| Exercise directions |
Search the records below for the word "this" and show every line where it occurs.

| Records to use |
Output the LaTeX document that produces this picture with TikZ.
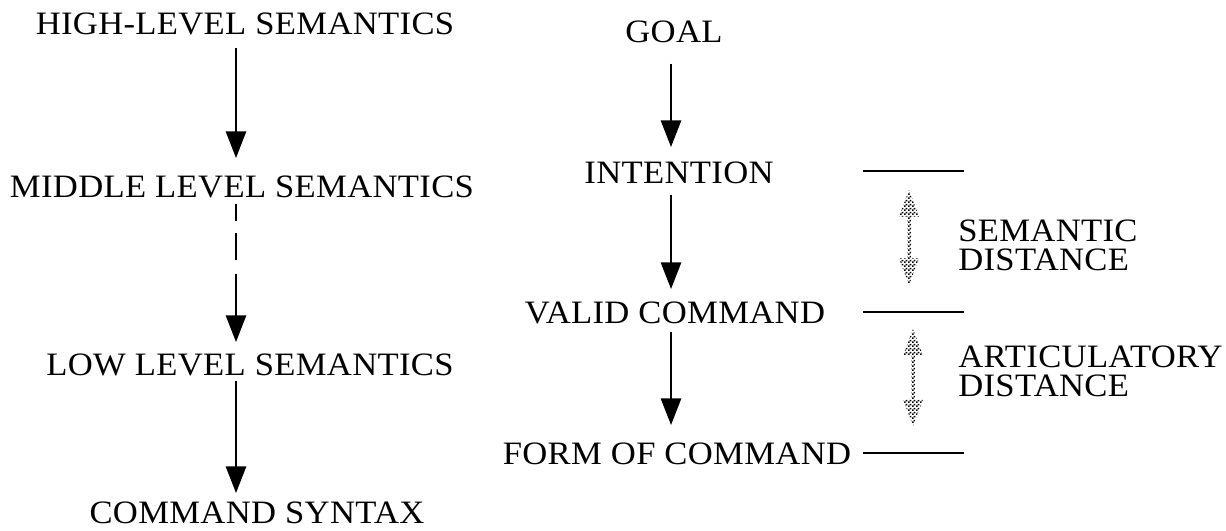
\documentclass[tikz,border=0pt]{standalone}
\usepackage{fontspec}
\usetikzlibrary{arrows.meta,calc,patterns.meta}

\newfontfamily\levelface{Liberation Serif}[FakeStretch=1.06,LetterSpace=1]

% checker dither used for the distance arrows
\tikzdeclarepattern{
  name=finechecker,
  type=uncolored,
  bottom left={(0pt,0pt)},
  top right={(3pt,3pt)},
  tile size={(3pt,3pt)},
  code={
    \fill (0pt,0pt) rectangle (1.5pt,1.5pt);
    \fill (1.5pt,1.5pt) rectangle (3pt,3pt);
  }
}

\newcommand{\levelfont}{\levelface\fontsize{24.5pt}{21.5pt}\selectfont}

\tikzset{
  level/.style={inner sep=0pt,anchor=base,font=\levelfont},
  flow/.style={-{Triangle[length=20pt,width=15pt]},line width=2pt},
  rule/.style={line width=2pt},
  distfill/.style={pattern=finechecker,pattern color=black}
}

% double headed dithered arrow between two coordinates (top first)
\newcommand{\distarrow}[2]{%
  \fill[distfill] let \p1=(#1), \p2=(#2) in
    (\p1) -- (\x1-7.5pt,\y1-20pt) -- (\x1-1.5pt,\y1-20pt) -- (\x2-1.5pt,\y2+20pt)
    -- (\x2-7.5pt,\y2+20pt) -- (\p2) -- (\x2+7.5pt,\y2+20pt) -- (\x2+1.5pt,\y2+20pt)
    -- (\x1+1.5pt,\y1-20pt) -- (\x1+7.5pt,\y1-20pt) -- cycle;}

\begin{document}
\begin{tikzpicture}[x=0.75pt,y=-0.75pt]
    \useasboundingbox (0,0) rectangle (1226,531);

    % left column
    \coordinate (lcol) at (236,0);
    \node[level] (hls) at (245,35)  {HIGH-LEVEL SEMANTICS};
    \node[level] (mls) at (242,197) {MIDDLE LEVEL SEMANTICS};
    \node[level] (lls) at (250,375) {LOW LEVEL SEMANTICS};
    \node[level] (cs)  at (257,523) {COMMAND SYNTAX};

    \draw[flow,shorten <=9pt,shorten >=12.75pt] (hls.south -| lcol) -- (mls.north -| lcol);
    \draw[flow,dash pattern=on 12.75pt off 9pt on 20.25pt off 10.5pt on 200pt,
          shorten <=4.5pt,shorten >=8.25pt] (mls.south -| lcol) -- (lls.north -| lcol);
    \draw[flow,shorten <=3.75pt,shorten >=6pt] (lls.south -| lcol) -- (cs.north -| lcol);

    % right column
    \coordinate (rcol) at (671,0);
    \node[level] (goal)   at (674,43)  {GOAL};
    \node[level] (intent) at (679,183) {INTENTION};
    \node[level] (valid)  at (675,323) {VALID COMMAND};
    \node[level] (form)   at (677,464) {FORM OF COMMAND};

    \draw[flow,shorten <=15pt,shorten >=10.5pt] (goal.south -| rcol) -- (intent.north -| rcol);
    \draw[flow,shorten <=8.25pt,shorten >=9pt] (intent.south -| rcol) -- (valid.north -| rcol);
    \draw[flow,shorten <=6pt,shorten >=12.75pt] (valid.south -| rcol) -- (form.north -| rcol);

    % distance marks
    \coordinate (mark1) at (863,171);
    \coordinate (mark2) at (863,312);
    \coordinate (mark3) at (863,453);
    \foreach \m in {mark1,mark2,mark3}
        \draw[rule] (\m) -- ++(101,0);

    \coordinate (sem1) at (909,190);
    \coordinate (sem2) at (909,285);
    \coordinate (art1) at (913,329);
    \coordinate (art2) at (913,426);
    \distarrow{sem1}{sem2}
    \distarrow{art1}{art2}

    \node[level,anchor=north west,align=left] (semdist) at (958,220) {SEMANTIC\\DISTANCE};
    \node[level,anchor=north west,align=left] (artdist) at (958,346) {ARTICULATORY\\DISTANCE};
\end{tikzpicture}
\end{document}
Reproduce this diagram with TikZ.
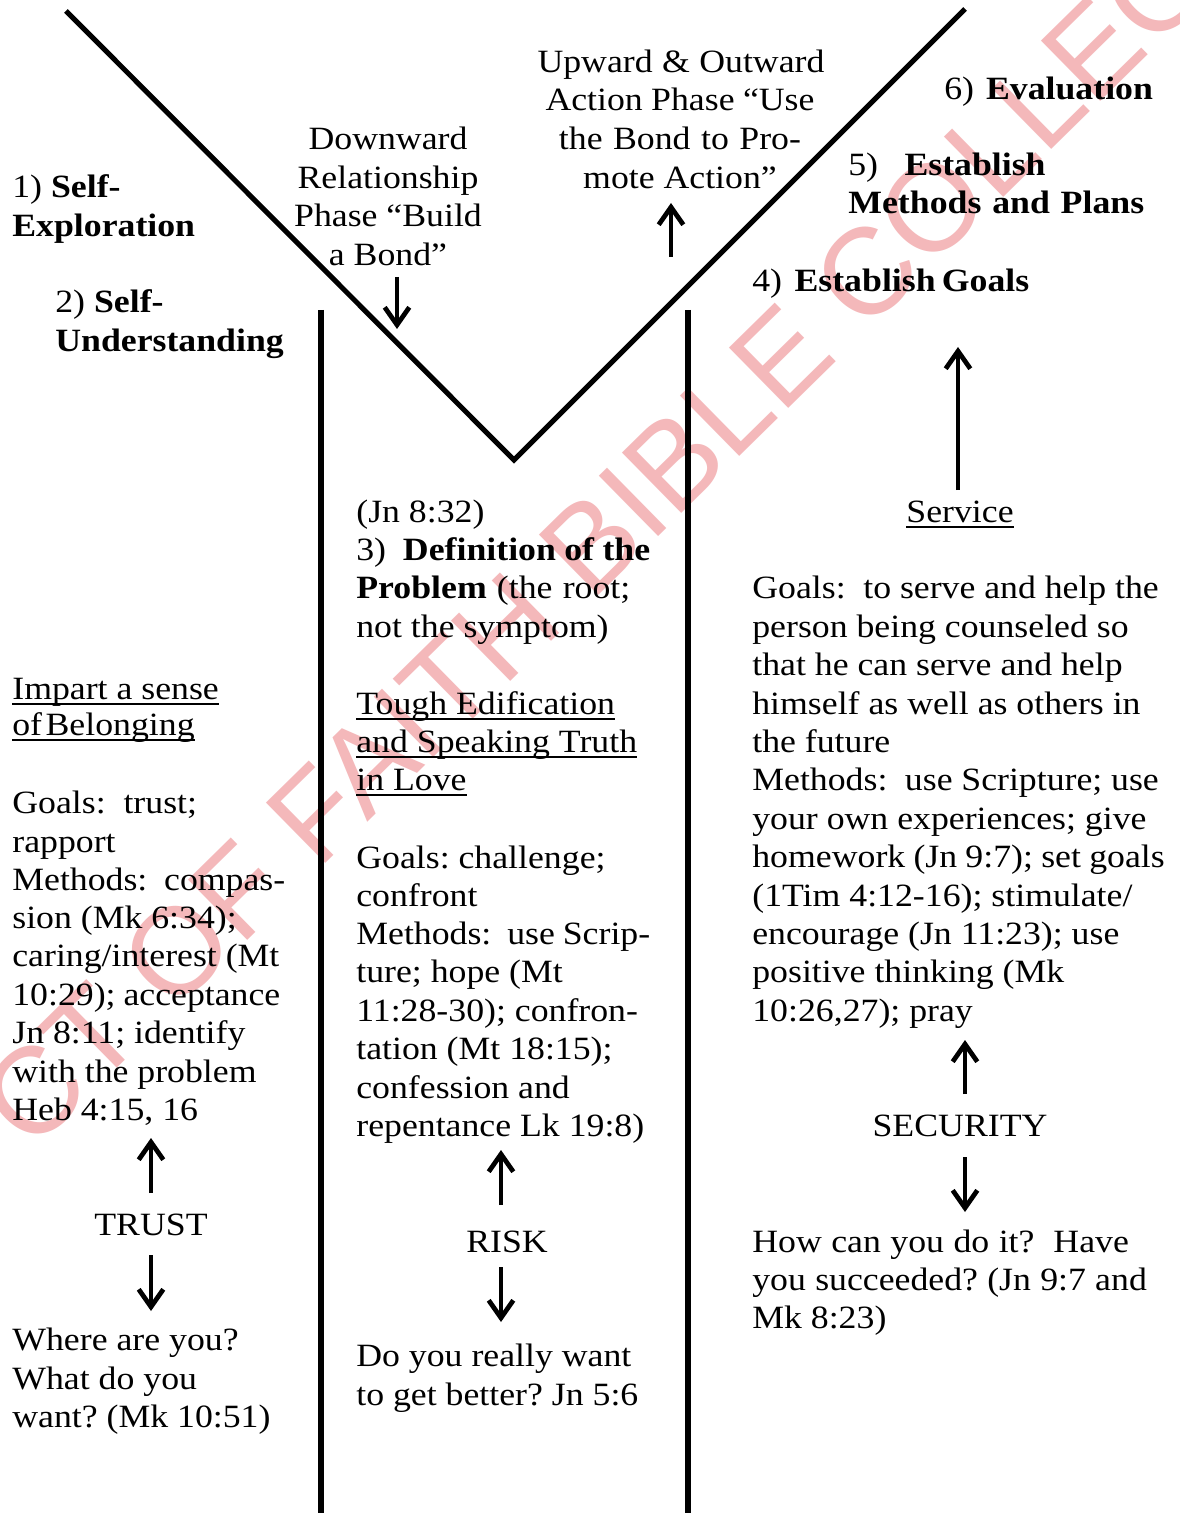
\documentclass[tikz,border=0pt]{standalone}
\usepackage{fontspec}
\setmainfont[FakeStretch=1.1]{Liberation Serif}
\newfontfamily\wmfont{Liberation Sans}
\usetikzlibrary{arrows.meta}
\definecolor{wmpink}{RGB}{244,184,186}
\newcommand\mfs{\fontsize{18.5}{22}\selectfont\frenchspacing}
\newcommand\myul[1]{\setbox0\hbox{#1}\rlap{\rule[-3.2pt]{\wd0}{0.9pt}}\box0}
\newcommand\J[2]{\makebox[\dimexpr #1pt*567/1000\relax][s]{#2}}
\begin{document}
\begin{tikzpicture}[x=0.02cm,y=-0.02cm,
  txt/.style={inner sep=0pt, anchor=base west, font=\mfs},
  ctxt/.style={inner sep=0pt, anchor=base, font=\mfs},
  vline/.style={line width=2.9pt, line join=miter},
  arr/.style={line width=2.7pt, -{Straight Barb[length=10pt,width=14pt]}}]
\useasboundingbox (0,0) rectangle (1179,1513);
\fill[white] (0,0) rectangle (1179,1513);
% watermark
\begin{scope}
\clip (0,0) rectangle (1179,1513);
\node[inner sep=0pt, anchor=base, rotate=44.5, text=wmpink, font=\wmfont\fontsize{70}{70}\selectfont] (wm) at (655,540) {CT OF FAITH BIBLE COLLEGE};
\end{scope}
% V shape and column lines
\coordinate (vl) at (66,11);
\coordinate (vb) at (514,460);
\coordinate (vr) at (965,9);
\draw[vline] (vl) -- (vb) -- (vr);
\coordinate (c1t) at (321,310);
\coordinate (c1b) at (321,1513);
\coordinate (c2t) at (688,310);
\coordinate (c2b) at (688,1513);
\draw[vline] (c1t) -- (c1b);
\draw[vline] (c2t) -- (c2b);
% top labels
\node[ctxt] (d1) at (388,150) {Downward};
\node[ctxt] (d2) at (388,189) {Relationship};
\node[ctxt] (d3) at (388,227) {Phase “Build};
\node[ctxt] (d4) at (388,266) {a Bond”};
\node[ctxt] (u1) at (681,73) {\J{288}{Upward \& Outward}};
\node[ctxt] (u2) at (680,111) {\J{270}{Action Phase “Use}};
\node[ctxt] (u3) at (680,150) {\J{243}{the Bond to Pro-}};
\node[ctxt] (u4) at (680,189) {mote Action”};
\coordinate (ad1) at (397,277);
\coordinate (ad2) at (397,329);
\draw[arr] (ad1) -- (ad2);
\coordinate (au1) at (671,257);
\coordinate (au2) at (671,203);
\draw[arr] (au1) -- (au2);
% left column
\node[txt] (s1a) at (12,198) {1) \textbf{Self-}};
\node[txt] (s1b) at (12,237) {\textbf{Exploration}};
\node[txt] (s2a) at (55,313) {2) \textbf{Self-}};
\node[txt] (s2b) at (55,352) {\textbf{Understanding}};
\node[txt] (lh1) at (12,699) {\myul{Impart a sense}};
\node[txt] (lh2) at (12,735) {\myul{of\kern2pt Belonging}};
\node[txt] (lg1) at (12,813) {Goals:~ trust;};
\node[txt] (lg2) at (12,852) {rapport};
\node[txt] (lg3) at (12,890) {\J{274}{Methods:~ compas-}};
\node[txt] (lg4) at (12,928) {sion (Mk 6:34);};
\node[txt] (lg5) at (12,966) {caring/interest (Mt};
\node[txt] (lg6) at (12,1005) {\J{269}{10:29); acceptance}};
\node[txt] (lg7) at (12,1043) {Jn 8:11; identify};
\node[txt] (lg8) at (12,1082) {with the problem};
\node[txt] (lg9) at (12,1120) {Heb 4:15, 16};
\node[ctxt] (trust) at (151,1235) {TRUST};
\node[txt] (lq1) at (12,1350) {Where are you?};
\node[txt] (lq2) at (12,1389) {What do you};
\node[txt] (lq3) at (12,1427) {want? (Mk 10:51)};
\coordinate (at1) at (151,1193);
\coordinate (at2) at (151,1138);
\draw[arr] (at1) -- (at2);
\coordinate (at3) at (151,1255);
\coordinate (at4) at (151,1311);
\draw[arr] (at3) -- (at4);
% middle column
\node[txt] (m1) at (356,522) {(Jn 8:32)};
\node[txt] (m2) at (356,560) {\J{295}{3)~ \textbf{Definition of the}}};
\node[txt] (m3) at (356,598) {\J{275}{\textbf{Problem} (the root;}};
\node[txt] (m4) at (356,637) {not the symptom)};
\node[txt] (mh1) at (356,714) {\myul{Tough Edification}};
\node[txt] (mh2) at (356,752) {\myul{and Speaking Truth}};
\node[txt] (mh3) at (356,790) {\myul{in Love}};
\node[txt] (mg1) at (356,868) {Goals: challenge;};
\node[txt] (mg2) at (356,906) {confront};
\node[txt] (mg3) at (356,944) {\J{295}{Methods:~ use Scrip-}};
\node[txt] (mg4) at (356,982) {ture; hope (Mt};
\node[txt] (mg5) at (356,1021) {11:28-30); confron-};
\node[txt] (mg6) at (356,1059) {tation (Mt 18:15);};
\node[txt] (mg7) at (356,1098) {confession and};
\node[txt] (mg8) at (356,1136) {repentance Lk 19:8)};
\node[ctxt] (risk) at (507,1252) {RISK};
\node[txt] (mq1) at (356,1366) {Do you really want};
\node[txt] (mq2) at (356,1405) {to get better? Jn 5:6};
\coordinate (ar1) at (501,1205);
\coordinate (ar2) at (501,1150);
\draw[arr] (ar1) -- (ar2);
\coordinate (ar3) at (501,1267);
\coordinate (ar4) at (501,1322);
\draw[arr] (ar3) -- (ar4);
% right column
\node[txt] (r6) at (944,100) {\J{206}{6)~ \textbf{Evaluation}}};
\node[txt] (r5a) at (848,176) {\J{198}{5)~~ \textbf{Establish}}};
\node[txt] (r5b) at (848,214) {\J{297}{\textbf{Methods and Plans}}};
\node[txt] (r4) at (752,292) {\J{278}{4)~ \textbf{Establish Goals}}};
\node[ctxt] (serv) at (960,522) {\myul{Service}};
\coordinate (as1) at (958,490);
\coordinate (as2) at (958,347);
\draw[arr] (as1) -- (as2);
\node[txt] (rg1) at (752,598) {\J{408}{Goals:~ to serve and help the}};
\node[txt] (rg2) at (752,637) {person being counseled so};
\node[txt] (rg3) at (752,675) {that he can serve and help};
\node[txt] (rg4) at (752,714) {himself as well as others in};
\node[txt] (rg5) at (752,752) {the future};
\node[txt] (rg6) at (752,790) {\J{408}{Methods:~ use Scripture; use}};
\node[txt] (rg7) at (752,829) {your own experiences; give};
\node[txt] (rg8) at (752,867) {\J{414}{homework (Jn 9:7); set goals}};
\node[txt] (rg9) at (752,906) {(1Tim 4:12-16); stimulate/};
\node[txt] (rg10) at (752,944) {encourage (Jn 11:23); use};
\node[txt] (rg11) at (752,982) {positive thinking (Mk};
\node[txt] (rg12) at (752,1021) {10:26,27); pray};
\node[ctxt] (sec) at (960,1136) {SECURITY};
\coordinate (ay1) at (965,1094);
\coordinate (ay2) at (965,1040);
\draw[arr] (ay1) -- (ay2);
\coordinate (ay3) at (965,1157);
\coordinate (ay4) at (965,1212);
\draw[arr] (ay3) -- (ay4);
\node[txt] (rq1) at (752,1252) {\J{378}{How can you do it?~ Have}};
\node[txt] (rq2) at (752,1290) {\J{396}{you succeeded? (Jn 9:7 and}};
\node[txt] (rq3) at (752,1328) {Mk 8:23)};
\end{tikzpicture}
\end{document}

| Expected answer |
Output the LaTeX document that produces this picture with TikZ.
Reproduce this diagram with TikZ.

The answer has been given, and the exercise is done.